13 settembre 2013

Ritratto del curatore da giovane

 
Appuntamento con Luca Lo Pinto, curatore trentunenne e caporedattore di ‘NERO’, magazine dedicato all’arte e dintorni distribuito sia in Europa che negli Stati Uniti
di Manuela Valentini

di

Luca, dove vivi e lavori?
«Sono nato a Roma trentuno anni fa dove al momento vivo».
Qual è il tuo percorso formativo?
«Mi sono laureato all’Università “La Sapienza” di Roma, con una triennale ed una specialistica in storia dell’arte contemporanea con una tesi rispettivamente su Felix Gonzalez Torres e Mike Kelley. Nel 2004, quando ancora stavo studiando, ho fondato il magazine NERO. Nel 2003 ho lavorato per un anno nella galleria “Primo Piano” dove ho avuto la fortuna di incontrare artisti come Graham Gussin, Cesare Pietroiusti, Luca Vitone e Olaf Nicolai. Con molti di essi è nata una collaborazione professionale ed un’amicizia che dura fino ad oggi. Fin da subito mi sono reso conto che la mostra era lo strumento migliore per poter interagire direttamente con le opere e con gli artisti. Questi incontri mi hanno fatto capire che non c’era bisogno di frequentare una scuola per essere un curatore, ma che la scuola erano gli artisti stessi». 
Veduta della mostra D'après Giorgio alla Fondazione Giorgio e Isa de Chirico, Roma, 2012/2013 - photo: Matteo Alessandri/cameroscura
A proposito del magazine ‘NERO’, non ti senti in difficoltà a ricoprire il doppio ruolo di curatore ed editor?
«Assolutamente no. L’attività di curatore è nettamente separata da quella di editor della rivista, anche se ovviamente sono due braccia di uno stesso corpo. Ciò che li unisce è l’approccio. NERO è una rivista d’arte atipica con un’attitudine – anche se suona banale – curatoriale e concepita, soprattutto nella nuova veste editoriale, come una mostra di mostre. Tenta di ragionare sui processi e gli immaginari che producono un’opera d’arte più che riflettere sull’opera come oggetto in sé. In questo senso la rivista è uno spazio in cui poter sperimentare, come lo spazio espositivo o un libro».
Come mai negli ultimi anni hai incrementato l’attività di curatela di mostre d’arte contemporanea?
«È stato qualcosa di naturale. Non ho una scaletta da rispettare. Mi godo la libertà di poter scegliere di lavorare su progetti che mi interessano veramente, senza dover rispondere a nessun altro. Ritengo sempre più stimolante provare a sfruttare tutte le possibilità che il linguaggio espositivo può offrire per produrre un discorso sull’arte e sfidare i codici normativi sulla produzione espositiva.
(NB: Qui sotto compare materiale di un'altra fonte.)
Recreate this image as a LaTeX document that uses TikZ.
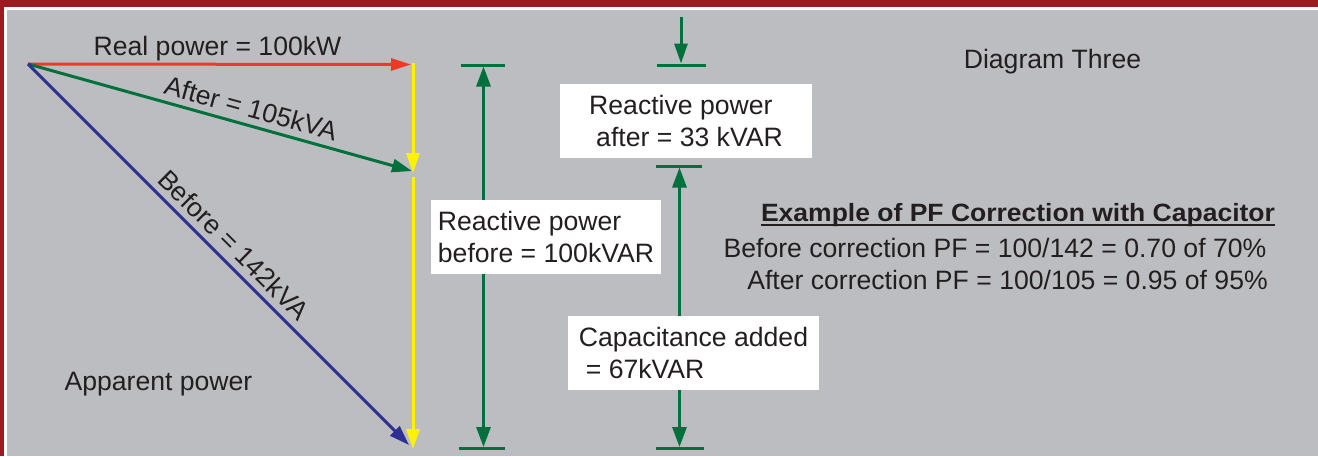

Nonostante si discuta molto sulle pratiche curatoriali e sul ruolo del curatore, nella realtà poche sono le mostre che veramente provano a fare un passo avanti non solo nelle parole, ma anche nei fatti». 
Veduta della mostra Luigi Ontani - AnderSennoSogno, Museo Hendrik Christian Andersen, Roma, 2012/2013 - photo Matteo Alessandri/cameroscura
Non pensi che questa tua attività ‘multitasking’ possa in qualche modo andare a scapito dell’una o dell’altra?
«Non credo. Prima di tutto perché il multitasking oggi è necessario per comprendere il mondo in cui viviamo soprattutto lavorando nel contemporaneo. Inoltre risponde al mio essere compulsivo. Quindi faccio una rivista, edito libri, realizzo mostre, scrivo. Mi viene abbastanza naturale e non lo vivo come un aspetto negativo».
Progetti futuri?
«Sto per inaugurare una mostra al Palais de Tokyo intitolata “Antigrazioso” che ha come punto di partenza le fotografie di Medardo Rosso inserite in uno scenario composto da opere d’arte e non solo. Sto terminando il catalogo della mostra “D’après Giorgio” che ho curato nella casa museo di Giorgio De Chirico; finendo di collaborare ad un volume sull’arte italiana degli anni ’00 (dal 2000 ad oggi) commissionato dalla Quadriennale di Roma e ultimando un progetto editoriale con cadenza quinquennale pensato come una “time-capsule”; il primo capitolo uscirà nel 2014 e includerà tutti i contenuti raccolti cinque anni fa. Contemporaneamente sto lavorando alle mostre personali di due artisti storici che dovrebbero inaugurare il prossimo anno.»